While weddings are mostly joyous occasions, it can test the boundaries of patience. Completing the Boston Marathon is another example of a very long day, especially when you haven’t slept the previous 48 hours wondering if you could do it.
A three hour root canal is right up there too.
Most people of my vintage have had at least one (?) altercation with alcohol and came out on the losing end.
The year was 1976. After a less than stellar performance during my undergraduate years, I went back to university to get a Bachelor of Education. I took the secondary program and made some lifelong friends who toiled with me to learn how to become English teachers. It was a memorable year. Especially the last day.

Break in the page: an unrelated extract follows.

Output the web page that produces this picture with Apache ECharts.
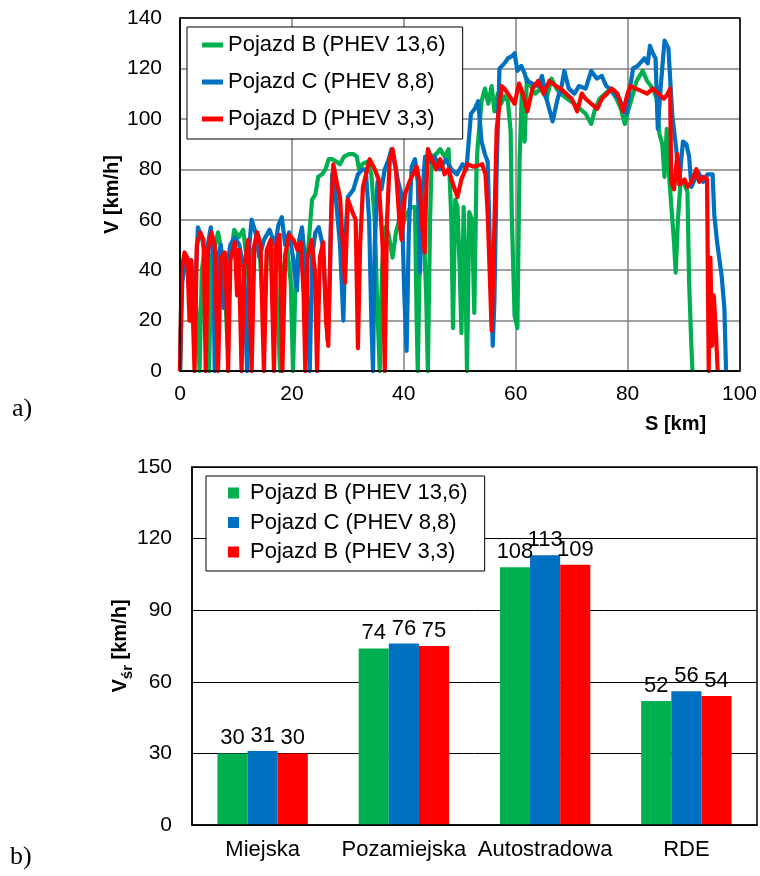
<!DOCTYPE html>
<html>
<head>
<meta charset="utf-8">
<script src="https://cdn.jsdelivr.net/npm/echarts@6/dist/echarts.min.js"></script>
<style>
  html, body { margin: 0; padding: 0; background: #fff; }
  #speed { width: 760px; height: 440px; }
  #avg { width: 760px; height: 436px; }
</style>
</head>
<body>
<div id="speed"></div>
<div id="avg"></div>
<script>
// Speed traces: [distance km, speed km/h]
const traceB = [[0,0],[0.3,40],[1,45],[2,43],[2.8,30],[3.5,0],[3.9,40],[4.4,48],[5.2,0],[5.6,45],[6.3,50],[6.8,55],[7.4,48],[8,35],[8.5,10],[9,45],[9.7,56],[10.5,53],[11.3,56],[11.9,45],[12.5,30],[13,48],[13.8,52],[14.3,45],[15,20],[15.5,45],[16.3,50],[17,45],[17.9,0],[18.4,40],[19.2,48],[19.8,35],[20.2,0],[20.7,40],[21.4,50],[22.2,48],[22.8,45],[23.6,68],[24.2,70],[24.7,77],[25.4,78],[26,80],[26.6,84],[27.2,84],[28,83],[28.6,82],[29.3,85],[30.2,86],[31,86],[31.6,85],[32,80],[32.6,82],[33.5,83],[34.2,78],[34.8,60],[35.2,30],[35.7,0],[36.1,40],[36.6,57],[37.2,55],[37.6,50],[38,45],[38.6,55],[39.2,60],[39.8,58],[40.5,62],[41.2,65],[42,65],[42.3,20],[42.5,0],[42.9,50],[43.5,60],[44,30],[44.3,0],[44.7,60],[45,85],[45.8,86],[46.5,88],[47.3,85],[48,88],[48.5,60],[48.8,17],[49.2,68],[49.6,65],[50,40],[50.3,15],[50.7,65],[51,40],[51.3,0],[51.7,63],[52.2,60],[52.6,23],[53,80],[53.2,89],[53.9,107],[54.5,112],[55.1,106],[55.7,113],[56.2,103],[56.8,110],[57.4,106],[58,109],[58.6,107],[59.1,95],[59.3,62],[59.8,22],[60.3,17],[60.7,84],[61.1,111],[61.6,91],[62,116],[62.7,113],[63.5,110],[64.5,112],[65.5,108],[66.4,116],[67.3,112],[68,110],[69.2,108],[70.5,106],[71.5,104],[72.5,102],[73.5,98],[74.2,104],[75,108],[76,110],[77,112],[78,108],[78.8,104],[79.5,98],[80.2,104],[81,110],[81.6,115],[82.7,119],[83.5,115],[84.5,112],[85.2,108],[85.7,94],[86.2,90],[86.6,77],[87,96],[87.5,75],[88,60],[88.3,51],[88.6,39],[89,60],[89.5,76],[90.2,74],[90.7,71],[91,35],[91.4,10],[91.6,0]];

const traceC = [[0,0],[0.4,35],[1,45],[1.8,42],[2.5,20],[3.2,57],[4,52],[4.6,45],[5.5,57],[6,40],[6.2,0],[6.7,45],[7.3,50],[7.8,25],[8.3,40],[9,50],[9.8,53],[10.6,50],[11.4,40],[12,0],[12.4,50],[12.8,60],[13.5,55],[14.2,45],[15,52],[16,56],[17,50],[17.6,58],[18.2,61],[18.8,50],[19.5,55],[20.2,45],[20.9,32],[21.3,52],[21.8,57],[22.5,40],[23.2,0],[23.6,45],[24.2,55],[24.8,57],[25.5,50],[26,30],[26.4,12],[26.8,40],[27.2,78],[27.8,70],[28.6,50],[29.2,20],[29.6,55],[30,69],[31,72],[31.8,78],[32.6,80],[33.2,80],[33.8,60],[34.2,20],[34.5,0],[34.8,50],[35.3,75],[36,72],[36.6,80],[37.3,84],[37.8,88],[38.4,82],[39,75],[39.6,70],[40.1,30],[40.5,8],[40.9,55],[41.4,81],[42,84],[42.5,75],[42.9,39],[43.3,70],[43.8,85],[44.6,83],[45.5,85],[46.5,80],[47.5,84],[48.5,80],[49.5,78],[50.5,82],[51.2,80],[52,102],[52.7,104],[53.3,107],[53.9,91],[54.5,86],[55,83],[55.5,40],[55.9,10],[56.2,28],[56.6,80],[57.1,120],[58,122],[58.6,124],[59.4,125],[59.8,126],[60.3,119],[61,121],[61.6,118],[62,115],[63,114],[64,113],[64.7,117],[65.5,108],[66.6,99],[67.5,108],[68.2,113],[68.7,119],[69.5,112],[70.5,110],[71.3,113],[72.5,112],[73.5,119],[74.5,116],[75.4,117],[76.2,113],[76.8,112],[77.5,110],[78.5,108],[79.8,102],[80.4,112],[81,120],[81.8,121],[83,124],[83.6,122],[84,129],[84.5,126],[85,124],[85.4,96],[85.9,112],[86.6,131],[87.3,128],[88,101],[88.7,88],[89.2,74],[89.9,91],[90.5,90],[91,85],[91.4,73],[92,76],[92.6,79],[93.5,75],[94.3,78],[95.2,78],[95.5,62],[96,51],[96.8,38],[97.3,25],[97.6,0]];

const traceD = [[0,0],[0.3,40],[0.8,47],[1.3,45],[1.7,20],[2,44],[2.6,0],[3,50],[3.6,55],[4.2,52],[4.6,0],[5,48],[5.6,55],[6.2,50],[6.5,25],[6.8,0],[7.3,45],[8,47],[8.3,30],[8.6,0],[9,44],[9.8,51],[10.2,30],[10.5,48],[11,0],[11.5,42],[12.2,52],[12.8,0],[13.3,50],[13.8,55],[14.4,50],[15,0],[15.5,48],[16.2,52],[16.8,0],[17.2,50],[17.8,54],[18.3,0],[18.8,46],[19.5,54],[20.3,52],[21,48],[21.6,51],[22.1,30],[22.4,0],[22.8,45],[23.5,52],[24.1,40],[24.5,0],[25,45],[25.6,51],[26.1,20],[26.5,10],[27,60],[27.4,82],[28,75],[28.6,69],[29.5,35],[30,68],[31,62],[31.4,60],[31.8,9],[32.2,50],[32.7,73],[33.9,84],[34.8,80],[35.5,76],[36.2,50],[36.6,0],[37,60],[37.5,84],[38,88],[38.6,80],[39.2,60],[39.6,52],[40.2,70],[41,75],[42.3,81],[42.8,75],[43.3,57],[43.75,47],[44,70],[44.3,88],[45,84],[45.8,80],[46.5,84],[47.3,78],[48,80],[48.8,74],[49.6,69],[50.3,76],[51.4,82],[52.5,81],[54,82],[54.6,78],[55,62],[55.4,36],[55.7,16],[56,40],[56.6,96],[57.5,113],[58,112],[58.6,110],[59.8,106],[60.6,114],[61.3,110],[62.1,103],[63,112],[64,115],[65,110],[66,115],[67.2,113],[68,112],[69,110],[70,108],[71,103],[71.8,110],[72.5,108],[73.5,106],[74.6,104],[75.4,108],[76.3,110],[77.2,112],[78.2,110],[79.2,103],[80,110],[80.5,113],[81.5,112],[82.5,111],[83.5,110],[84.5,112],[85.5,110],[86.5,108],[87.2,110],[87.6,112],[87.8,75],[88.3,72],[88.9,86],[89.4,74],[90.2,76],[90.7,73],[91.4,75],[92.3,80],[92.8,75],[93.5,77],[94.2,76],[94.5,0],[94.8,45],[95.1,10],[95.4,30],[95.8,15],[96.1,0]];

const traceNames = ['Pojazd B (PHEV 13,6)', 'Pojazd C (PHEV 8,8)', 'Pojazd D (PHEV 3,3)'];

// Average speed per route section
const sections = ['Miejska', 'Pozamiejska', 'Autostradowa', 'RDE'];
const avgB = [30, 74, 108, 52];
const avgC = [31, 76, 113, 56];
const avgD = [30, 75, 109, 54];
const barNames = ['Pojazd B (PHEV 13,6)', 'Pojazd C (PHEV 8,8)', 'Pojazd B (PHEV 3,3)'];

const COLORS = ['#00B050', '#0070C0', '#FF0000'];
const FONT = 'Arial, "Liberation Sans", sans-serif';
const SERIF = '"Times New Roman", "Liberation Serif", serif';

// ---- a) speed vs distance ----
const speed = echarts.init(document.getElementById('speed'));
speed.setOption({
  animation: false,
  textStyle: { fontFamily: FONT, color: '#000' },
  grid: { left: 180, top: 18, width: 560, height: 353 },
  legend: {
    left: 187, top: 27, orient: 'vertical',
    backgroundColor: '#fff', borderColor: '#000', borderWidth: 1,
    padding: [6, 17, 8, 15],
    itemWidth: 21, itemHeight: 5, itemGap: 13, icon: 'rect',
    textStyle: { fontSize: 22, color: '#000', lineHeight: 24, fontFamily: FONT },
    data: traceNames
  },
  xAxis: {
    type: 'value', min: 0, max: 100, interval: 20,
    axisLine: { show: true, lineStyle: { color: '#000', width: 1.5 } },
    axisTick: { show: false },
    axisLabel: { fontSize: 21, color: '#000', margin: 13, fontFamily: FONT },
    splitLine: { show: true, lineStyle: { color: '#808080', width: 1.5 } }
  },
  yAxis: {
    type: 'value', min: 0, max: 140, interval: 20,
    name: 'V [km/h]', nameLocation: 'middle', nameGap: 58, nameMoveOverlap: false,
    nameTextStyle: { fontSize: 20, fontWeight: 'bold', color: '#000', fontFamily: FONT },
    axisLine: { show: true, lineStyle: { color: '#000', width: 1.5 } },
    axisTick: { show: false },
    axisLabel: { fontSize: 21, color: '#000', margin: 18, fontFamily: FONT },
    splitLine: { show: true, lineStyle: { color: '#808080', width: 1.5 } }
  },
  graphic: [
    { type: 'rect', z: 100, silent: true,
      shape: { x: 180, y: 18, width: 560, height: 353 },
      style: { fill: null, stroke: '#000', lineWidth: 1.5 } },
    { type: 'text', left: 645, top: 414, z: 100,
      style: { text: 'S [km]', font: 'bold 20px ' + FONT, fill: '#000' } },
    { type: 'text', left: 12, top: 396, z: 100,
      style: { text: 'a)', font: '26px ' + SERIF, fill: '#000' } }
  ],
  series: [traceB, traceC, traceD].map((d, i) => ({
    name: traceNames[i], type: 'line', data: d,
    symbol: 'none', showSymbol: false, sampling: null,
    lineStyle: { width: 4.2, color: COLORS[i], join: 'round' },
    itemStyle: { color: COLORS[i] }
  }))
});

// ---- b) average speed per section ----
const avg = echarts.init(document.getElementById('avg'));
avg.setOption({
  animation: false,
  textStyle: { fontFamily: FONT, color: '#000' },
  grid: { left: 192, top: 27, width: 565, height: 358 },
  legend: {
    left: 206, top: 36, orient: 'vertical',
    backgroundColor: '#fff', borderColor: '#000', borderWidth: 1,
    padding: [5, 17, 7, 22],
    itemWidth: 11, itemHeight: 11, itemGap: 5.5, icon: 'rect',
    textStyle: { fontSize: 22, color: '#000', lineHeight: 24, padding: [0, 0, 0, 6], fontFamily: FONT },
    data: barNames
  },
  xAxis: {
    type: 'category', data: sections,
    axisLine: { show: true, lineStyle: { color: '#000', width: 1.5 } },
    axisTick: { show: false },
    axisLabel: { fontSize: 22, color: '#000', margin: 14, interval: 0, fontFamily: FONT },
    splitLine: { show: false }
  },
  yAxis: {
    type: 'value', min: 0, max: 150, interval: 30,
    name: '{v|V}{s|śr}{v| [km/h]}', nameLocation: 'middle', nameGap: 62, nameMoveOverlap: false,
    nameTextStyle: {
      color: '#000',
      rich: {
        v: { fontSize: 20, fontWeight: 'bold', fontFamily: FONT, lineHeight: 24, verticalAlign: 'bottom' },
        s: { fontSize: 15, fontWeight: 'bold', fontFamily: FONT, lineHeight: 24, verticalAlign: 'bottom', padding: [0, 0, -5, 0] }
      }
    },
    axisLine: { show: true, lineStyle: { color: '#000', width: 1.5 } },
    axisTick: { show: false },
    axisLabel: { fontSize: 21, color: '#000', margin: 20, fontFamily: FONT },
    splitLine: { show: true, lineStyle: { color: '#000', width: 1 } }
  },
  graphic: [
    { type: 'rect', z: 100, silent: true,
      shape: { x: 192, y: 27, width: 565, height: 358 },
      style: { fill: null, stroke: '#000', lineWidth: 1.5 } },
    { type: 'text', left: 10, top: 404, z: 100,
      style: { text: 'b)', font: '26px ' + SERIF, fill: '#000' } }
  ],
  series: [avgB, avgC, avgD].map((d, i) => ({
    name: barNames[i], type: 'bar', data: d,
    barGap: '0%', barCategoryGap: '36%',
    itemStyle: { color: COLORS[i] },
    label: { show: true, position: 'top', distance: 4, fontSize: 22, color: '#000', fontFamily: FONT }
  }))
});
</script>
</body>
</html>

When I did my undergraduate degree, I didn’t stick around for graduation so I missed all of the grad week functions. Speaking of long days, is there anything longer and duller than sitting through graduation exercises? So when grad week came along in May of 1976, I took in all of the festivities.
I had done my practice teaching at St.Andrew Junior High. (SAJH) It was a great school and my supervising teacher (KF) was a gem. Prior to graduation, I had secured a commitment for a full time teaching assignment in the Peace River country of Alberta in September. With a newly polished degree tucked under my arm, I decided to put my name on the substitution list in Antigonish to see if I could pick up a few days of paid teaching before heading out west.
I remember the graduation clearly but the ensuing 12 hours is a bit of a blur. We danced and we drank but mostly we drank. At 6:00 a.m. the morning after convocation, a handful of my buddies and me were perched on the very top row of the grandstands at Oland Stadium. The sun was coming up.
Luckily I only lived a short distance from my mother’s home where I was living at the time. I crawled home around and was fast asleep by 6:30.
“Wake up. Wake up. You have to teach today.” Was this a voice from Hades? No. It was my mother. “I just had a call from St.Andrew Junior High and they want you to come to work,” is what I thought I heard through a boozy haze. I was tempted to say that I had already been offered a contract in the fall but mom was quick to point out that she told the principal that I would be there in 20 minutes. I recoiled in horror.
I had the quickest shower on record and struck out across the same turf that I had trod less than two hours ago. SAJH was just a stone’s throw from the football stadium. As I was walking past the stadium, I glanced up and could see a row of beer bottles on the top row of the bleachers, an honour guard of sorts.
I made my way to the principal’s office. Staggering might be more apt as I was still well over acceptable breathalyzer levels. Through bloodshot eye, I listened in wonderment and I heard the principal say the following: “You will be instructing the sheet metal class today.”
My English methods course during my education year consisted of writing, grammar, methods, philosophy and measurement. There was never a mention of sheet metal.
I’m not very good with my hands when I’m sober and alert. Putting me in a room with young adolescents and dangerous equipment while intoxicated sounded like a recipe for disaster. I thought of the doctors’ Hippocratic Oath: “Primum non nocere. First, do no harm.” Luckily, the young people in this class were right in their element and didn’t need me. I tried not to breathe on anyone and was forced to consume several cups of coffee throughout the day to maintain consciousness.
Normally when the bell rings at the end of the day, it is the students who are most joyous. On this day, one of the longest in my life, the sound of the bell was akin to a boxing ring at the end of a twelve round bout. I felt beat up but somehow survived.
It was an inauspicious beginning to my teaching career.